§ TASK DETAILS
Drop every picture. Then return, exactly, the lines from the beginning of the listing below through the one containing "const fitLine = fitRange.map(x".

───── DATASET EXTRACT

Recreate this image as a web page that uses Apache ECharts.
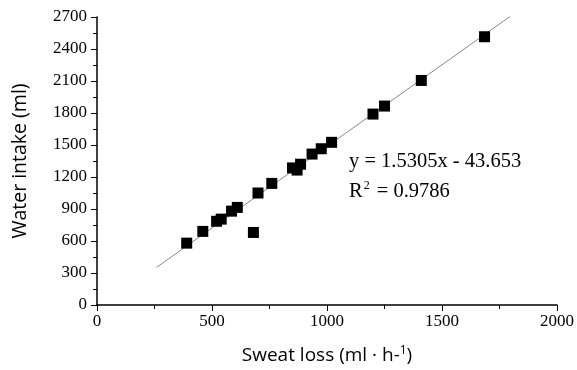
<!DOCTYPE html>
<html><head><meta charset="utf-8">
<script src="https://cdn.jsdelivr.net/npm/echarts@6/dist/echarts.min.js"></script>
<style>html,body{margin:0;padding:0;background:#fff}#c{width:577px;height:370px}</style>
</head><body><div id="c"></div>
<script>
const sweatLoss = [390, 460, 520, 540, 585, 610, 680, 700, 760, 850, 870, 885, 935, 975, 1020, 1200, 1250, 1410, 1685];
const waterIntake = [580, 690, 785, 805, 880, 915, 680, 1050, 1140, 1285, 1265, 1320, 1415, 1465, 1525, 1790, 1865, 2105, 2515];
const fitSlope = 1.5305;
const fitIntercept = -43.653;
const fitRange = [260, 1800];
const xTicks = [0, 500, 1000, 1500, 2000];
const yTicks = [0, 300, 600, 900, 1200, 1500, 1800, 2100, 2400, 2700];
const eqText = 'y = 1.5305x - 43.653';
const r2Text = '0.9786';

const pts = sweatLoss.map((x, i) => [x, waterIntake[i]]);
const fitLine = fitRange.map(x => [x, fitSlope * x + fitIntercept]);

const chart = echarts.init(document.getElementById('c'));
const serif = '"Liberation Serif", "Times New Roman", serif';
const sans = '"Open Sans", "DejaVu Sans", sans-serif';
chart.setOption({
  animation: false,
  grid: {left: 97, right: 18, top: 17, bottom: 62},
  xAxis: {
    type: 'value', min: xTicks[0], max: xTicks[xTicks.length - 1], interval: 500,
    axisLine: {show: true, lineStyle: {color: '#000', width: 1.5}},
    axisTick: {show: true, length: 6, lineStyle: {color: '#000'}},
    minorTick: {show: true, splitNumber: 2, length: 4, lineStyle: {color: '#000'}},
    splitLine: {show: false},
    axisLabel: {color: '#000', fontFamily: serif, fontSize: 17, margin: 8, formatter: v => String(v)},
    name: 'Sweat loss (ml \u00b7 h-{sup|1})', nameLocation: 'middle', nameGap: 40,
    nameTextStyle: {color: '#000', fontFamily: sans, fontSize: 19,
      rich: {sup: {fontSize: 12, verticalAlign: 'top', fontFamily: sans, color: '#000', padding: [0,0,9,0]}}}
  },
  yAxis: {
    type: 'value', min: yTicks[0], max: yTicks[yTicks.length - 1], interval: 300,
    axisLine: {show: true, lineStyle: {color: '#000', width: 1.5}},
    axisTick: {show: true, length: 6, lineStyle: {color: '#000'}},
    minorTick: {show: true, splitNumber: 2, length: 4, lineStyle: {color: '#000'}},
    splitLine: {show: false},
    axisLabel: {color: '#000', fontFamily: serif, fontSize: 17, margin: 10, formatter: v => String(v)},
    name: 'Water intake (ml)', nameLocation: 'middle', nameGap: 67, nameRotate: 90,
    nameTextStyle: {color: '#000', fontFamily: sans, fontSize: 19.5}
  },
  series: [
    {type: 'line', data: fitLine, symbol: 'none', lineStyle: {color: '#888', width: 1}, z: 1},
    {type: 'scatter', data: pts, symbol: 'rect', symbolSize: 11, itemStyle: {color: '#000', opacity: 1}, z: 2}
  ],
  graphic: [
    {type: 'text', left: 349, top: 151, style: {text: eqText, font: '20.5px ' + serif, fill: '#000'}},
    {type: 'text', left: 349, top: 180, style: {text: 'R{s|2} = ' + r2Text, font: '20.5px ' + serif, fill: '#000',
      rich: {s: {fontSize: 12, fontFamily: serif, verticalAlign: 'top', padding: [0,2,12,1]}}}}
  ]
});
</script></body></html>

──────────

§ RESULT OF THIS TASK
Recreate this image as a web page that uses Apache ECharts.
<!DOCTYPE html>
<html><head><meta charset="utf-8">
<script src="https://cdn.jsdelivr.net/npm/echarts@6/dist/echarts.min.js"></script>
<style>html,body{margin:0;padding:0;background:#fff}#c{width:577px;height:370px}</style>
</head><body><div id="c"></div>
<script>
const sweatLoss = [390, 460, 520, 540, 585, 610, 680, 700, 760, 850, 870, 885, 935, 975, 1020, 1200, 1250, 1410, 1685];
const waterIntake = [580, 690, 785, 805, 880, 915, 680, 1050, 1140, 1285, 1265, 1320, 1415, 1465, 1525, 1790, 1865, 2105, 2515];
const fitSlope = 1.5305;
const fitIntercept = -43.653;
const fitRange = [260, 1800];
const xTicks = [0, 500, 1000, 1500, 2000];
const yTicks = [0, 300, 600, 900, 1200, 1500, 1800, 2100, 2400, 2700];
const eqText = 'y = 1.5305x - 43.653';
const r2Text = '0.9786';

const pts = sweatLoss.map((x, i) => [x, waterIntake[i]]);
const fitLine = fitRange.map(x => [x, fitSlope * x + fitIntercept]);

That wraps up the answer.